La CDHR, instaurée par la loi de finances pour 2025, vise à assurer une imposition minimale de 20 % des revenus fiscaux de référence supérieure à 250.000 euros pour les célibataires et 500.000 euros pour les couples. L'Assemblée nationale a voté la prolongation de cette contribution jusqu'à ce que le déficit public repasse sous la barre des 3 % du PIB. La mesure devrait rapporter 1,5 milliard d'euros en 2026, selon les estimations du gouvernement.

· Création d'un impôt sur la fortune « improductive »

Vendredi soir, l'Assemblée nationale a voté en faveur de l'instauration d'un « impôt sur la fortune improductive ». Sont visés les actifs qui ne génèrent pas de revenus ou ne contribuent pas directement à l'économie réelle. L'objectif est de décourager l'accumulation de capitaux dormants et d'inciter les détenteurs de grandes fortunes à investir dans des secteurs créateurs de valeur.

Ce nouvel impôt se distingue de l'ancien impôt de solidarité sur la fortune (ISF) ou de l'actuel impôt sur la fortune immobilière (IFI) par son ciblage sur le caractère « improductif » des biens. Le seuil a été maintenu au niveau actuellement applicable pour l'IFI (1,3 million d'euros), avec un taux unique de 1 % et la possibilité pour chaque foyer fiscal d'exclure un bien dans la limite d'un abattement de 1 million d'euros. Le rendement de la mesure n'a pas été détaillé.

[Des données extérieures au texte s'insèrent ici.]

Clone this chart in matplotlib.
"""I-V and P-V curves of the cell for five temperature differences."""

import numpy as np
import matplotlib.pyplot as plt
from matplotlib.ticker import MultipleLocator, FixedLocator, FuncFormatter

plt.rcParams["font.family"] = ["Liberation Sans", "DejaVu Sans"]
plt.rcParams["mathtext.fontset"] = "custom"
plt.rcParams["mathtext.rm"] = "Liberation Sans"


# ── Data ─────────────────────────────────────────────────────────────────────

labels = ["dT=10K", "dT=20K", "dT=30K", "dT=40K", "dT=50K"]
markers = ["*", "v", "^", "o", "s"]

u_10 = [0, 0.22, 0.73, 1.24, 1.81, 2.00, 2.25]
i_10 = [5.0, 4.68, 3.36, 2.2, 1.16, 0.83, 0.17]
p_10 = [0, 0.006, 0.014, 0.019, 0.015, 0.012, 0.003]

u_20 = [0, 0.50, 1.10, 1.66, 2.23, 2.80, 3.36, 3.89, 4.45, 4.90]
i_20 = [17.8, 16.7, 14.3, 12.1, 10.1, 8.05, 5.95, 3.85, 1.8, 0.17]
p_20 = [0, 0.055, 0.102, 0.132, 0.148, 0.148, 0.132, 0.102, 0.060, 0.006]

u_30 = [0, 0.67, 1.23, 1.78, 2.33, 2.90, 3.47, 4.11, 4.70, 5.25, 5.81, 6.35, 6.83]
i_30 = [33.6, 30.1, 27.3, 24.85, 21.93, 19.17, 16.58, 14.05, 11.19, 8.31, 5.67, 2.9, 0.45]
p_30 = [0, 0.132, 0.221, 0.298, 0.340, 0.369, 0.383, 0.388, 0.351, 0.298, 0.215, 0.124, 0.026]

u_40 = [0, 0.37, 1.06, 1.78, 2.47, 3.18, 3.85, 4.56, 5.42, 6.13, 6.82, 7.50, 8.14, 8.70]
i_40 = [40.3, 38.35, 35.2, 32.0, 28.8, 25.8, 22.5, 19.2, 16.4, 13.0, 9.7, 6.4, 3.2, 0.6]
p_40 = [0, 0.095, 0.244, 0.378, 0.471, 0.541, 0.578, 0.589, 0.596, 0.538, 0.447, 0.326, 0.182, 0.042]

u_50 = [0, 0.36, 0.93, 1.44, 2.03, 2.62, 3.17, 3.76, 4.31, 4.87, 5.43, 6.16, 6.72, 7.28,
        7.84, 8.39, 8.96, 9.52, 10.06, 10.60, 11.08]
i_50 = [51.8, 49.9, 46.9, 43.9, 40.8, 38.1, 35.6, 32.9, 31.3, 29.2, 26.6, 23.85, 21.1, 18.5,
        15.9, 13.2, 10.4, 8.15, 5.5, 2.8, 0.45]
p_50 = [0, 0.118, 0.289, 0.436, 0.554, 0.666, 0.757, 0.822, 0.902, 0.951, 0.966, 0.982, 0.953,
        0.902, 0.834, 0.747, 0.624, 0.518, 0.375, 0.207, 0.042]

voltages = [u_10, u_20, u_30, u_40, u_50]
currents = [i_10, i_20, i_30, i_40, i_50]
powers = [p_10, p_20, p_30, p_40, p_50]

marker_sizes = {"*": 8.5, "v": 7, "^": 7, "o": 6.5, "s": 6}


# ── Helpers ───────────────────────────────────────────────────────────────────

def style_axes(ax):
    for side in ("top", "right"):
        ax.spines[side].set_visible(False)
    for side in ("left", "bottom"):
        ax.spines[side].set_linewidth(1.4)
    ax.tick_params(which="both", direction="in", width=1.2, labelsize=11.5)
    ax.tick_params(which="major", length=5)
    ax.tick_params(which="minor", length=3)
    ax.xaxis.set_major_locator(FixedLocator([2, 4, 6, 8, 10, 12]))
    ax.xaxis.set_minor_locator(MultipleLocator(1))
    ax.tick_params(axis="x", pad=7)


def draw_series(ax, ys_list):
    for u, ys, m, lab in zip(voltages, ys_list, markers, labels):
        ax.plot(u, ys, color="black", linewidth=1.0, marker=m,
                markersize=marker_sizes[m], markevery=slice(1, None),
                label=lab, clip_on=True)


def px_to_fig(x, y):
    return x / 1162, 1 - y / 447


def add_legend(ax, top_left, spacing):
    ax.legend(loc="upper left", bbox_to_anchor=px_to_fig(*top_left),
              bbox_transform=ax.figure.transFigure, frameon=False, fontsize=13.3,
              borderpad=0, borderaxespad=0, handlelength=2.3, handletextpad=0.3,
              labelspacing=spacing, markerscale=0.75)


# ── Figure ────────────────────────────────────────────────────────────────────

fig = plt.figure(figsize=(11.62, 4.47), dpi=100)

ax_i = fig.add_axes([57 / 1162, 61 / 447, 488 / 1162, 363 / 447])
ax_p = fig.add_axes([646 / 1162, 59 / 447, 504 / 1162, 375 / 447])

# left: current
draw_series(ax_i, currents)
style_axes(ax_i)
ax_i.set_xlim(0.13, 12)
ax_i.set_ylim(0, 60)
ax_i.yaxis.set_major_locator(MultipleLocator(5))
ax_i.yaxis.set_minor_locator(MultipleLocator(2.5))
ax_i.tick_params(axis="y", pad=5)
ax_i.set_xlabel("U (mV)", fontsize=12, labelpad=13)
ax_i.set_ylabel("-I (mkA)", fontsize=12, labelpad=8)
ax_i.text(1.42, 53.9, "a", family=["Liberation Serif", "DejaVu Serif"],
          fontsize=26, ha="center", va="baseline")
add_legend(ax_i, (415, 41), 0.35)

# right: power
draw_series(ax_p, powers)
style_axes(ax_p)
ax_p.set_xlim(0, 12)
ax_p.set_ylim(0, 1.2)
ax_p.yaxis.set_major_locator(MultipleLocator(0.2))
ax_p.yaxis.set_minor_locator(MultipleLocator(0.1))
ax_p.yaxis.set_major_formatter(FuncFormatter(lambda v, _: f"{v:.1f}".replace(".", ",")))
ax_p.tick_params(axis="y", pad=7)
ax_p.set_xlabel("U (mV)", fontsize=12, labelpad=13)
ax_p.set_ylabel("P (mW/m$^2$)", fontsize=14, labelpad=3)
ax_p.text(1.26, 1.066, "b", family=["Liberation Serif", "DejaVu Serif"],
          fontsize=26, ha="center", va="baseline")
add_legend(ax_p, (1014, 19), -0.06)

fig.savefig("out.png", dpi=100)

· Rejet de la taxe Zucman, « light » ou pas

Les amendements déposés par le PS, les écologistes et LFI pour mettre en place un impôt minimal de 2 % visant les détenteurs de patrimoines supérieurs à 100 millions d'euros, promu par l'économiste Gabriel Zucman, ont tous été largement repoussés par l'Assemblée.

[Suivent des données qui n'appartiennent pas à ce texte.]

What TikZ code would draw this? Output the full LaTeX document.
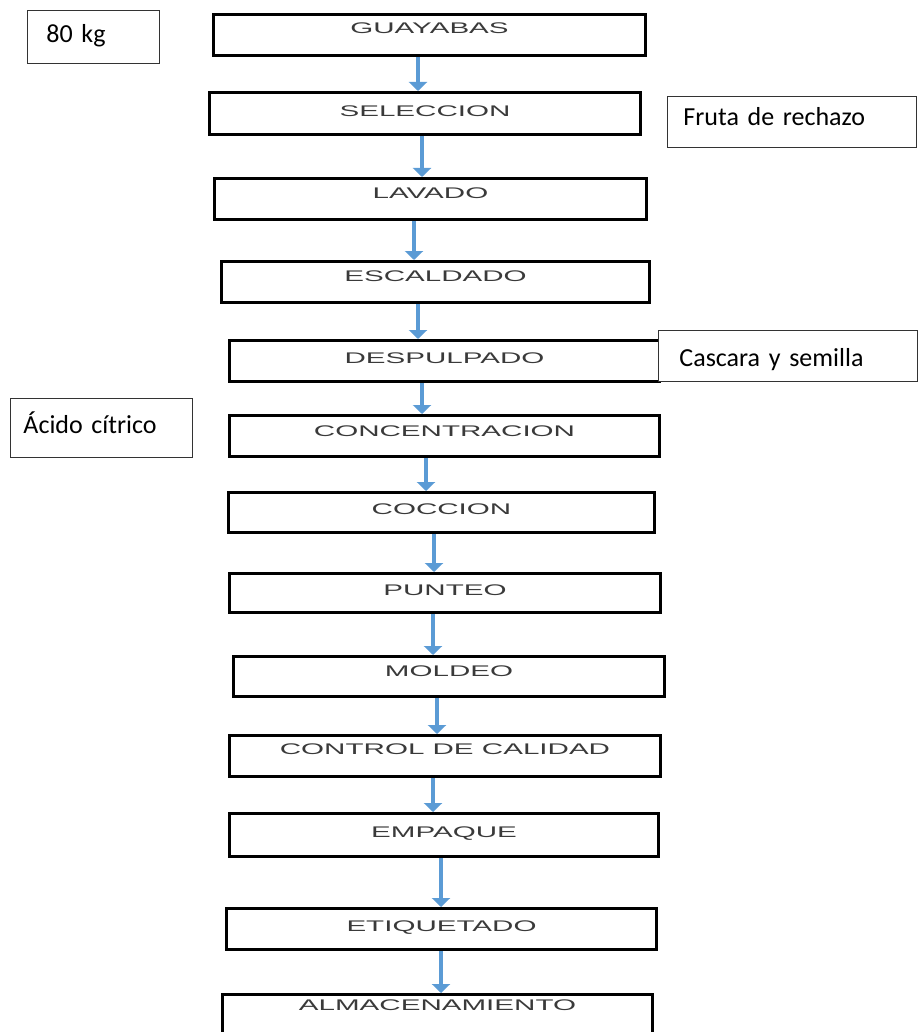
\documentclass[tikz,border=0pt]{standalone}
\usepackage{fontspec}
\usepackage{graphicx}
\setmainfont{Liberation Sans}
\newfontfamily\notefont{Carlito}
\usetikzlibrary{arrows.meta,calc}
\definecolor{flowblue}{HTML}{5B9BD5}
\definecolor{labelgray}{HTML}{3A3A3A}

% wide, stretched capitals used inside the process boxes
\newcommand{\steplabel}[1]{\scalebox{1.92}[1]{\fontsize{15.4}{15.4}\selectfont #1}}

\begin{document}
\begin{tikzpicture}[x=1pt,y=-1pt,
  stepbox/.style={draw=black, line width=3pt, fill=white, inner sep=0pt,
    text=labelgray, text height=11pt, text depth=11pt},
  lift/.style={text depth=#1},
  notebox/.style={draw=black!80, line width=0.9pt, fill=white, anchor=north west,
    align=left, inner ysep=0pt, text depth=0pt,
    font=\notefont\fontsize{26}{28}\selectfont},
  flow/.style={draw=flowblue, line width=3.5pt,
    -{Triangle[width=18pt,length=9pt]}}]
\useasboundingbox (0,0) rectangle (918,1032);
\clip (0,0) rectangle (918,1032);

% process steps
\node[stepbox, minimum width=432pt, minimum height=41pt, lift=14pt] (g1) at (429.5,35) {\steplabel{GUAYABAS}};
\node[stepbox, minimum width=431pt, minimum height=42pt, lift=5pt] (g2) at (425,113.5) {\steplabel{SELECCION}};
\node[stepbox, minimum width=432pt, minimum height=41pt, lift=11.4pt] (g3) at (430.5,199) {\steplabel{LAVADO}};
\node[stepbox, minimum width=428pt, minimum height=41pt, lift=11.4pt] (g4) at (435.5,282) {\steplabel{ESCALDADO}};
\node[stepbox, minimum width=430pt, minimum height=41pt, lift=7pt] (g5) at (444.5,361) {\steplabel{DESPULPADO}};
\node[stepbox, minimum width=430pt, minimum height=41pt, lift=11pt] (g6) at (444.5,436) {\steplabel{CONCENTRACION}};
\node[stepbox, minimum width=426pt, minimum height=40pt, lift=7pt] (g7) at (441.5,512.5) {\steplabel{COCCION}};
\node[stepbox, minimum width=431pt, minimum height=39pt, lift=6pt] (g8) at (445,593) {\steplabel{PUNTEO}};
\node[stepbox, minimum width=431pt, minimum height=40pt, lift=11pt] (g9) at (449,676.5) {\steplabel{MOLDEO}};
\node[stepbox, minimum width=431pt, minimum height=41pt, lift=14pt] (g10) at (445,756) {\steplabel{CONTROL DE CALIDAD}};
\node[stepbox, minimum width=429pt, minimum height=43pt, lift=6pt] (g11) at (444,835) {\steplabel{EMPAQUE}};
\node[stepbox, minimum width=430pt, minimum height=41pt, lift=7pt] (g12) at (441.5,929) {\steplabel{ETIQUETADO}};
\node[stepbox, minimum width=430pt, minimum height=49pt, lift=28pt] (g13) at (437.5,1019) {\steplabel{ALMACENAMIENTO}};

% flow arrows between consecutive steps
\draw[flow] ($(g1.south)+(-11.5,0)$) -- ($(g1.south |- g2.north)+(-11.5,0)$);
\draw[flow] ($(g2.south)+(-3,0)$) -- ($(g2.south |- g3.north)+(-3,0)$);
\draw[flow] ($(g3.south)+(-16.5,0)$) -- ($(g3.south |- g4.north)+(-16.5,0)$);
\draw[flow] ($(g4.south)+(-17.5,0)$) -- ($(g4.south |- g5.north)+(-17.5,0)$);
\draw[flow] ($(g5.south)+(-22.5,0)$) -- ($(g5.south |- g6.north)+(-22.5,0)$);
\draw[flow] ($(g6.south)+(-18.5,0)$) -- ($(g6.south |- g7.north)+(-18.5,0)$);
\draw[flow] ($(g7.south)+(-7.5,0)$) -- ($(g7.south |- g8.north)+(-7.5,0)$);
\draw[flow] ($(g8.south)+(-12,0)$) -- ($(g8.south |- g9.north)+(-12,0)$);
\draw[flow] ($(g9.south)+(-12,0)$) -- ($(g9.south |- g10.north)+(-12,0)$);
\draw[flow] ($(g10.south)+(-12,0)$) -- ($(g10.south |- g11.north)+(-12,0)$);
\draw[flow] ($(g11.south)+(-3,0)$) -- ($(g11.south |- g12.north)+(-3,0)$);
\draw[flow] ($(g12.south)+(-0.5,0)$) -- ($(g12.south |- g13.north)+(-0.5,0)$);

% side notes: input mass, by-products and additive
\node[notebox, inner xsep=19pt, text width=94pt, minimum height=53pt, text height=10.5pt] (kg) at (27,10) {80 kg};
\node[notebox, inner xsep=16pt, text width=217pt, minimum height=51pt, text height=7pt] (rej) at (667,96) {Fruta de rechazo};
\node[notebox, inner xsep=21pt, text width=217pt, minimum height=51pt, text height=22pt] (peel) at (658,330) {Cascara y semilla};
\node[notebox, inner xsep=13pt, text width=156pt, minimum height=59pt, text height=11pt] (acid) at (10,398) {Ácido cítrico};
\end{tikzpicture}
\end{document}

Les variantes proposées, comme l'ISF climatique ou encore la « taxe Zucman light », décrite dans un amendement de la députée PS Estelle Mercier et excluant les entreprises innovantes et familiales sous conditions strictes, ont été également été rejetées. Avec leur proposition de version allégée de la taxe Zucman, les socialistes évoquaient des recettes fiscales de l'ordre de 5 à 7 milliards d'euros.

· Pas de gel des barèmes de l'impôt sur le revenu ou des retraites

Le 25 octobre, les députés ont rejeté le gel du barème de l'impôt sur le revenu, qui aurait pu faire entrer 200.000 foyers supplémentaires dans l'impôt et alourdi la facture des autres contribuables. La mesure devait apporter près de 2,2 milliards d'euros de recettes fiscales. Le vote à l'Assemblée a réuni une large coalition composée de l'extrême droite, de la droite, d'une partie des macronistes et les Insoumis, approuvant un amendement de Laurent Wauquiez. Sans ce gel, le barème continue d'être ajusté à l'inflation.

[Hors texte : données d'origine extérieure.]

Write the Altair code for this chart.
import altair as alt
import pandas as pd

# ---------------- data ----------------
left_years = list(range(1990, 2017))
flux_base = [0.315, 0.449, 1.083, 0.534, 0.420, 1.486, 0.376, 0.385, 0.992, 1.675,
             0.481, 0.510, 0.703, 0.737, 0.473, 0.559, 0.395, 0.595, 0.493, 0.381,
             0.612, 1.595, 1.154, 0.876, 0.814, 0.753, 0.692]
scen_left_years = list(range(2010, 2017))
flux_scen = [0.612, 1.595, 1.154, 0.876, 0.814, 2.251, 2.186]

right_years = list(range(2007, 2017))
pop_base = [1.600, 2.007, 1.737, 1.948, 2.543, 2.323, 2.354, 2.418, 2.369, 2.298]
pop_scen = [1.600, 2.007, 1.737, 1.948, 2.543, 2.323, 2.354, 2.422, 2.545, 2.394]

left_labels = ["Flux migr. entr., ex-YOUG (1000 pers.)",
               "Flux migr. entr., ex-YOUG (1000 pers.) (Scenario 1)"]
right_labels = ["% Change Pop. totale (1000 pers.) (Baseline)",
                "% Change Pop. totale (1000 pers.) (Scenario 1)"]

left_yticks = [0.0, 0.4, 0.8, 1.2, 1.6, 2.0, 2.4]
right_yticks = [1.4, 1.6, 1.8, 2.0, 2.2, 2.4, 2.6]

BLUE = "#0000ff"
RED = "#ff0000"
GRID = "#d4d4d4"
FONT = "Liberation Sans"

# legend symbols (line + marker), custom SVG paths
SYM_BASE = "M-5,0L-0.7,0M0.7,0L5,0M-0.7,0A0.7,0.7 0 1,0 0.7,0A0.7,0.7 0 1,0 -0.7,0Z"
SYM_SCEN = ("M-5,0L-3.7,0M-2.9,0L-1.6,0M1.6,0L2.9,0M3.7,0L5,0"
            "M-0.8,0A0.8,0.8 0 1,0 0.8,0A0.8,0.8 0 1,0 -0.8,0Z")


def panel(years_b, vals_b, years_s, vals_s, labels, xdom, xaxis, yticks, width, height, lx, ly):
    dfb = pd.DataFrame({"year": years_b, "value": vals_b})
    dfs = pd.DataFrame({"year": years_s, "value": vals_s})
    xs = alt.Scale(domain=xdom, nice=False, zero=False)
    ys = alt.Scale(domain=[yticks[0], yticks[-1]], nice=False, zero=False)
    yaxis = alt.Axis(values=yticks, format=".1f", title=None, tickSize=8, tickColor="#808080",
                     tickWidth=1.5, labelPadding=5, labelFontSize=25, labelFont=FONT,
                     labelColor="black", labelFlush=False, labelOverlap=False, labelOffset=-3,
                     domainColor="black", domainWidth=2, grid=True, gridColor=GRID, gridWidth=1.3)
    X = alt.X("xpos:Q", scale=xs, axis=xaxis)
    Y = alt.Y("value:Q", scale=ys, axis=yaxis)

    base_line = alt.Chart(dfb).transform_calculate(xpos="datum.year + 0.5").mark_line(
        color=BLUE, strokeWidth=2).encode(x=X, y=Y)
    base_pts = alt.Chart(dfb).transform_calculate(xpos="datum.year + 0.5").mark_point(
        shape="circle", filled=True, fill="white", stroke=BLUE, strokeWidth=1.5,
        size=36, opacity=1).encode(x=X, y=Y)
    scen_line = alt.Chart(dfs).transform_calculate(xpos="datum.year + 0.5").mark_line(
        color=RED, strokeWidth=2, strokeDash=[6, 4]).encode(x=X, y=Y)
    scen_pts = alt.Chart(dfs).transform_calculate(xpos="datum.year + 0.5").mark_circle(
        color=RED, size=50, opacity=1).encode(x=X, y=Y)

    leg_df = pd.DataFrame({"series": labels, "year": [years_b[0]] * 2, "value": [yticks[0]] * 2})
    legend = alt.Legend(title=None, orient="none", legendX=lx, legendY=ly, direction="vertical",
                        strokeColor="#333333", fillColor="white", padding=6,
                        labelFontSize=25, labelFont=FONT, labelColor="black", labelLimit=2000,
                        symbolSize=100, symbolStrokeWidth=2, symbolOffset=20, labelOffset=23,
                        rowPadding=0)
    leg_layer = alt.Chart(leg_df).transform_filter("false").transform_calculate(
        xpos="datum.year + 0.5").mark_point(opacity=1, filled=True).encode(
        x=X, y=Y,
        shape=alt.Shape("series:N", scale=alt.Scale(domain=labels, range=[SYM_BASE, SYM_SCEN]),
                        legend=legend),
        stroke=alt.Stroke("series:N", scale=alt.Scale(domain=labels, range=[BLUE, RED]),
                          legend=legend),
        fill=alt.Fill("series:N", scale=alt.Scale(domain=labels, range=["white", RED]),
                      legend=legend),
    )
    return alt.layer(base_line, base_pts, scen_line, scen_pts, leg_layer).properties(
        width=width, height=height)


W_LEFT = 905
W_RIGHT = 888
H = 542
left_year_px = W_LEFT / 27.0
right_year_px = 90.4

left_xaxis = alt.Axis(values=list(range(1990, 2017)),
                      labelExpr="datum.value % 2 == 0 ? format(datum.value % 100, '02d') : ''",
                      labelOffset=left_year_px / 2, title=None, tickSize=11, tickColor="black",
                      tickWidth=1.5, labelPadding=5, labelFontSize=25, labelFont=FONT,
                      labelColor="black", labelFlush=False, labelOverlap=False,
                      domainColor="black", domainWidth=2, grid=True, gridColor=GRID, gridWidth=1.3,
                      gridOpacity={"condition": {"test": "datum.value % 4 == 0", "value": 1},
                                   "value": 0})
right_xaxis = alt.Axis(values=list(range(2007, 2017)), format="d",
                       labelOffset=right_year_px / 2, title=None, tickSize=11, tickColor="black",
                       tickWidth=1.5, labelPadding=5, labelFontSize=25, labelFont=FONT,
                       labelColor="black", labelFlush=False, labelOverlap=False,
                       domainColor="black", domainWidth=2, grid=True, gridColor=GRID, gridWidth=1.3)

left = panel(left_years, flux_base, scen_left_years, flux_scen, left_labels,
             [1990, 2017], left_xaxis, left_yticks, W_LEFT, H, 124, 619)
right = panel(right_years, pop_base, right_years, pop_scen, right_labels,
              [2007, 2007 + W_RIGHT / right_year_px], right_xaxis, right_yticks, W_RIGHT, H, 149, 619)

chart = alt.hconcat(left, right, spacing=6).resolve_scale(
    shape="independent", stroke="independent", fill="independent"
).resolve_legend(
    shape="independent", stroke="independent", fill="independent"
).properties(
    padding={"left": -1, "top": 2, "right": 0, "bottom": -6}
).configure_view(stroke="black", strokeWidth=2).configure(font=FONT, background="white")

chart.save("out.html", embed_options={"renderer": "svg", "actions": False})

Vendredi, le Premier ministre Sébastien Lecornu a aussi annoncé des concessions pour le projet de loi de financement de la Sécurité sociale, qui sera en débat en séance ces prochains jours : le gouvernement est « favorable » aux amendements qui viendront dégeler les pensions de retraite et les minima sociaux.

· Les heures supplémentaires des salariés défiscalisées

Le 29 octobre, des amendements de Laurent Wauquiez, le chef de file des Républicains à l'Assemblée, ont été votés pour défiscaliser les heures supplémentaires et les pourboires. C'est un coup de pouce au pouvoir d'achat, mais il en coûterait un milliard d'euros aux finances publiques, selon la ministre des Comptes publics, Amélie de Montchalin. Les heures supplémentaires bénéficient aujourd'hui d'un avantage fiscal dans la limite de 7.500 euros par an. Pour les pourboires, les députés ont voté la défiscalisation des sommes payées par carte bancaire jusqu'en 2028 - la mesure devait s'éteindre fin 2025.